• [TASK STATEMENT] Restate each of the lines below word for word and drop every picture.

**** DATASET EXCERPT ****

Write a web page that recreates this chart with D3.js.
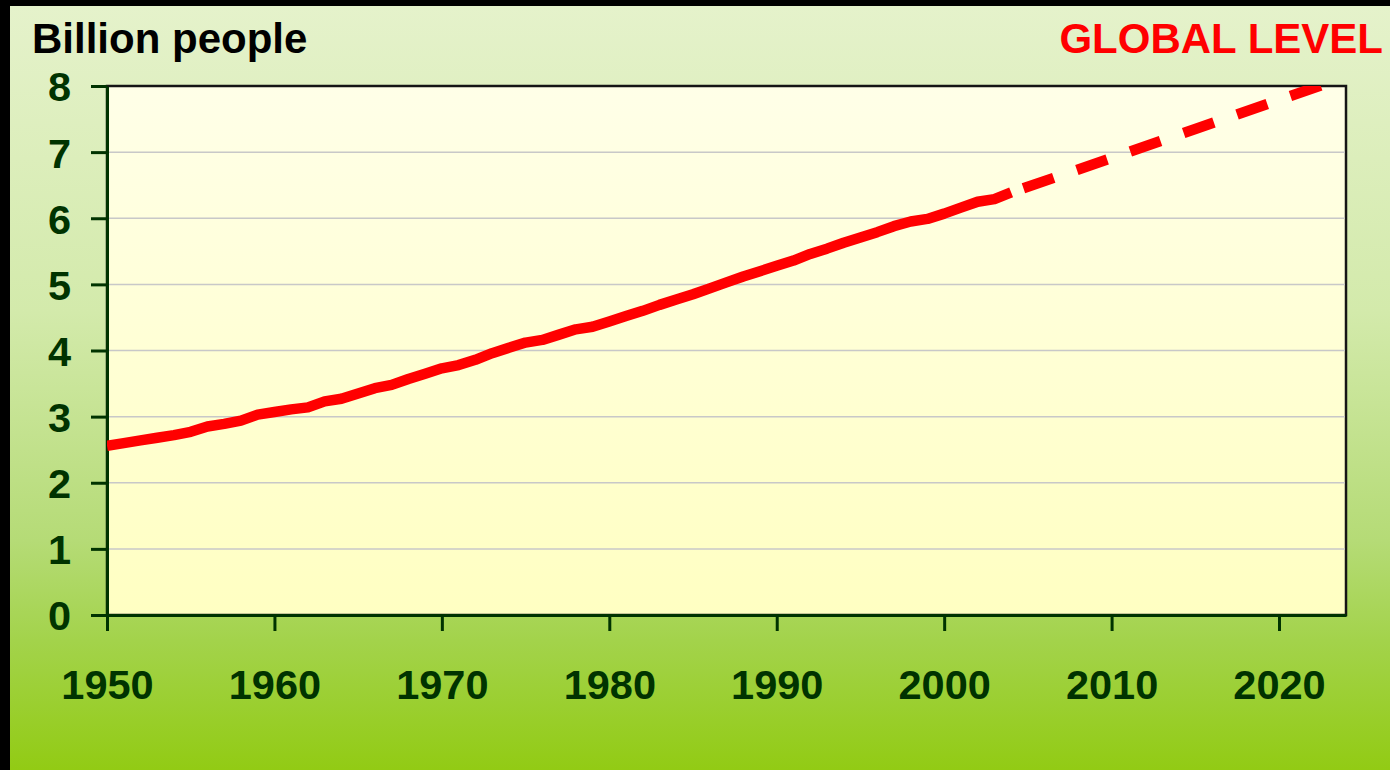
<!DOCTYPE html>
<html>
<head>
<meta charset="utf-8">
<script src="https://cdn.jsdelivr.net/npm/d3@7"></script>
<style>
    body { margin: 0; background: #000; }
    svg { display: block; }
    text { font-family: "Liberation Sans", Arial, sans-serif; font-weight: bold; }
</style>
</head>
<body>
<div id="chart"></div>
<script>
// estimated world population, billions
const years = d3.range(1950, 2005);
const population = [
    2.56, 2.60, 2.64, 2.68, 2.72, 2.77, 2.85, 2.89, 2.94, 3.03,
    3.07, 3.11, 3.14, 3.23, 3.27, 3.35, 3.43, 3.48, 3.57, 3.65,
    3.73, 3.78, 3.86, 3.96, 4.04, 4.12, 4.16, 4.24, 4.32, 4.36,
    4.44, 4.52, 4.60, 4.69, 4.77, 4.85, 4.94, 5.03, 5.12, 5.20,
    5.28, 5.36, 5.46, 5.54, 5.63, 5.71, 5.79, 5.88, 5.95, 5.99,
    6.07, 6.16, 6.25, 6.29, 6.39
];
// projection (dashed)
const projYears = [2004, 2010, 2015, 2020, 2023];
const projection = [6.39, 6.91, 7.35, 7.79, 8.05];

const yTicks = [0, 1, 2, 3, 4, 5, 6, 7, 8];
const xTicks = [1950, 1960, 1970, 1980, 1990, 2000, 2010, 2020];

const width = 1390,
    height = 770,
    plot = { left: 107, right: 1346, top: 86, bottom: 615 },
    axisColor = '#003300';

const svg = d3.select('#chart')
    .append('svg')
    .attr('width', width)
    .attr('height', height);

const defs = svg.append('defs');

const bgGrad = defs.append('linearGradient')
    .attr('id', 'bg')
    .attr('x1', 0).attr('y1', 0).attr('x2', 0).attr('y2', 1);
[[0, '#e5f2cb'], [0.4, '#d3eaab'], [0.7, '#b5db76'], [0.83, '#a3d34b'], [1, '#92cb14']]
    .forEach(s => bgGrad.append('stop').attr('offset', s[0]).attr('stop-color', s[1]));

const plotGrad = defs.append('linearGradient')
    .attr('id', 'plotbg')
    .attr('x1', 0).attr('y1', 0).attr('x2', 0).attr('y2', 1);
[[0, '#ffffe8'], [1, '#ffffc2']]
    .forEach(s => plotGrad.append('stop').attr('offset', s[0]).attr('stop-color', s[1]));

defs.append('clipPath').attr('id', 'clip')
    .append('rect')
    .attr('x', plot.left).attr('y', plot.top)
    .attr('width', plot.right - plot.left)
    .attr('height', plot.bottom - plot.top);

// black frame on the left and top, green gradient elsewhere
svg.append('rect')
    .attr('x', 0).attr('y', 0).attr('width', width).attr('height', height)
    .attr('fill', '#000');
svg.append('rect')
    .attr('x', 10).attr('y', 6).attr('width', width - 10).attr('height', height - 6)
    .attr('fill', 'url(#bg)');

const x = d3.scaleLinear().domain([1950, 2024]).range([plot.left, plot.right]);
const y = d3.scaleLinear().domain([0, 8]).range([plot.bottom, plot.top]);

svg.append('rect')
    .attr('x', plot.left).attr('y', plot.top)
    .attr('width', plot.right - plot.left)
    .attr('height', plot.bottom - plot.top)
    .attr('fill', 'url(#plotbg)')
    .attr('stroke', '#151515')
    .attr('stroke-width', 2.5);

// gridlines
svg.append('g')
    .selectAll('line')
    .data(yTicks.filter(d => d > 0 && d < 8))
    .join('line')
    .attr('x1', plot.left).attr('x2', plot.right - 1)
    .attr('y1', d => y(d)).attr('y2', d => y(d))
    .attr('stroke', '#c8c8c8')
    .attr('stroke-width', 1.5);

// axes
const yAxis = svg.append('g')
    .attr('transform', `translate(${plot.left},0)`)
    .call(d3.axisLeft(y).tickValues(yTicks).tickSizeInner(16).tickSizeOuter(0).tickPadding(20));
const xAxis = svg.append('g')
    .attr('transform', `translate(0,${plot.bottom})`)
    .call(d3.axisBottom(x).tickValues(xTicks).tickFormat(d3.format('d'))
        .tickSizeInner(16).tickSizeOuter(0).tickPadding(39));

[yAxis, xAxis].forEach(a => {
    a.select('.domain').attr('stroke', axisColor).attr('stroke-width', 3);
    a.selectAll('.tick line').attr('stroke', axisColor).attr('stroke-width', 3);
    a.selectAll('.tick text')
        .attr('fill', axisColor)
        .style('font-size', '41.5px');
});
yAxis.selectAll('.tick text').attr('dy', '0.36em');
xAxis.selectAll('.tick text').attr('dy', '0.71em');

// population line
const line = d3.line()
    .x(d => x(d[0]))
    .y(d => y(d[1]));

const lines = svg.append('g').attr('clip-path', 'url(#clip)');

lines.append('path')
    .datum(years.map((yr, i) => [yr, population[i]]))
    .attr('d', line)
    .attr('fill', 'none')
    .attr('stroke', '#ff0000')
    .attr('stroke-width', 10.5)
    .attr('stroke-linejoin', 'round');

lines.append('path')
    .datum(projYears.map((yr, i) => [yr, projection[i]]))
    .attr('d', line)
    .attr('fill', 'none')
    .attr('stroke', '#ff0000')
    .attr('stroke-width', 10.5)
    .attr('stroke-dasharray', '32,24.5')
    .attr('stroke-dashoffset', 43.5);

// titles
svg.append('text')
    .attr('x', 32).attr('y', 53)
    .attr('fill', '#000')
    .style('font-size', '42px')
    .text('Billion people');

svg.append('text')
    .attr('x', 1383).attr('y', 53)
    .attr('text-anchor', 'end')
    .attr('fill', '#ff0000')
    .style('font-size', '42px')
    .text('GLOBAL LEVEL');
</script>
</body>
</html>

****

• [WORKED SOLUTION]
Write a web page that recreates this chart with D3.js.
<!DOCTYPE html>
<html>
<head>
<meta charset="utf-8">
<script src="https://cdn.jsdelivr.net/npm/d3@7"></script>
<style>
    body { margin: 0; background: #000; }
    svg { display: block; }
    text { font-family: "Liberation Sans", Arial, sans-serif; font-weight: bold; }
</style>
</head>
<body>
<div id="chart"></div>
<script>
// estimated world population, billions
const years = d3.range(1950, 2005);
const population = [
    2.56, 2.60, 2.64, 2.68, 2.72, 2.77, 2.85, 2.89, 2.94, 3.03,
    3.07, 3.11, 3.14, 3.23, 3.27, 3.35, 3.43, 3.48, 3.57, 3.65,
    3.73, 3.78, 3.86, 3.96, 4.04, 4.12, 4.16, 4.24, 4.32, 4.36,
    4.44, 4.52, 4.60, 4.69, 4.77, 4.85, 4.94, 5.03, 5.12, 5.20,
    5.28, 5.36, 5.46, 5.54, 5.63, 5.71, 5.79, 5.88, 5.95, 5.99,
    6.07, 6.16, 6.25, 6.29, 6.39
];
// projection (dashed)
const projYears = [2004, 2010, 2015, 2020, 2023];
const projection = [6.39, 6.91, 7.35, 7.79, 8.05];

const yTicks = [0, 1, 2, 3, 4, 5, 6, 7, 8];
const xTicks = [1950, 1960, 1970, 1980, 1990, 2000, 2010, 2020];

const width = 1390,
    height = 770,
    plot = { left: 107, right: 1346, top: 86, bottom: 615 },
    axisColor = '#003300';

const svg = d3.select('#chart')
    .append('svg')
    .attr('width', width)
    .attr('height', height);

const defs = svg.append('defs');

const bgGrad = defs.append('linearGradient')
    .attr('id', 'bg')
    .attr('x1', 0).attr('y1', 0).attr('x2', 0).attr('y2', 1);
[[0, '#e5f2cb'], [0.4, '#d3eaab'], [0.7, '#b5db76'], [0.83, '#a3d34b'], [1, '#92cb14']]
    .forEach(s => bgGrad.append('stop').attr('offset', s[0]).attr('stop-color', s[1]));

const plotGrad = defs.append('linearGradient')
    .attr('id', 'plotbg')
    .attr('x1', 0).attr('y1', 0).attr('x2', 0).attr('y2', 1);
[[0, '#ffffe8'], [1, '#ffffc2']]
    .forEach(s => plotGrad.append('stop').attr('offset', s[0]).attr('stop-color', s[1]));

defs.append('clipPath').attr('id', 'clip')
    .append('rect')
    .attr('x', plot.left).attr('y', plot.top)
    .attr('width', plot.right - plot.left)
    .attr('height', plot.bottom - plot.top);

// black frame on the left and top, green gradient elsewhere
svg.append('rect')
    .attr('x', 0).attr('y', 0).attr('width', width).attr('height', height)
    .attr('fill', '#000');
svg.append('rect')
    .attr('x', 10).attr('y', 6).attr('width', width - 10).attr('height', height - 6)
    .attr('fill', 'url(#bg)');

const x = d3.scaleLinear().domain([1950, 2024]).range([plot.left, plot.right]);
const y = d3.scaleLinear().domain([0, 8]).range([plot.bottom, plot.top]);

svg.append('rect')
    .attr('x', plot.left).attr('y', plot.top)
    .attr('width', plot.right - plot.left)
    .attr('height', plot.bottom - plot.top)
    .attr('fill', 'url(#plotbg)')
    .attr('stroke', '#151515')
    .attr('stroke-width', 2.5);

// gridlines
svg.append('g')
    .selectAll('line')
    .data(yTicks.filter(d => d > 0 && d < 8))
    .join('line')
    .attr('x1', plot.left).attr('x2', plot.right - 1)
    .attr('y1', d => y(d)).attr('y2', d => y(d))
    .attr('stroke', '#c8c8c8')
    .attr('stroke-width', 1.5);

// axes
const yAxis = svg.append('g')
    .attr('transform', `translate(${plot.left},0)`)
    .call(d3.axisLeft(y).tickValues(yTicks).tickSizeInner(16).tickSizeOuter(0).tickPadding(20));
const xAxis = svg.append('g')
    .attr('transform', `translate(0,${plot.bottom})`)
    .call(d3.axisBottom(x).tickValues(xTicks).tickFormat(d3.format('d'))
        .tickSizeInner(16).tickSizeOuter(0).tickPadding(39));

[yAxis, xAxis].forEach(a => {
    a.select('.domain').attr('stroke', axisColor).attr('stroke-width', 3);
    a.selectAll('.tick line').attr('stroke', axisColor).attr('stroke-width', 3);
    a.selectAll('.tick text')
        .attr('fill', axisColor)
        .style('font-size', '41.5px');
});
yAxis.selectAll('.tick text').attr('dy', '0.36em');
xAxis.selectAll('.tick text').attr('dy', '0.71em');

// population line
const line = d3.line()
    .x(d => x(d[0]))
    .y(d => y(d[1]));

const lines = svg.append('g').attr('clip-path', 'url(#clip)');

lines.append('path')
    .datum(years.map((yr, i) => [yr, population[i]]))
    .attr('d', line)
    .attr('fill', 'none')
    .attr('stroke', '#ff0000')
    .attr('stroke-width', 10.5)
    .attr('stroke-linejoin', 'round');

lines.append('path')
    .datum(projYears.map((yr, i) => [yr, projection[i]]))
    .attr('d', line)
    .attr('fill', 'none')
    .attr('stroke', '#ff0000')
    .attr('stroke-width', 10.5)
    .attr('stroke-dasharray', '32,24.5')
    .attr('stroke-dashoffset', 43.5);

// titles
svg.append('text')
    .attr('x', 32).attr('y', 53)
    .attr('fill', '#000')
    .style('font-size', '42px')
    .text('Billion people');

svg.append('text')
    .attr('x', 1383).attr('y', 53)
    .attr('text-anchor', 'end')
    .attr('fill', '#ff0000')
    .style('font-size', '42px')
    .text('GLOBAL LEVEL');
</script>
</body>
</html>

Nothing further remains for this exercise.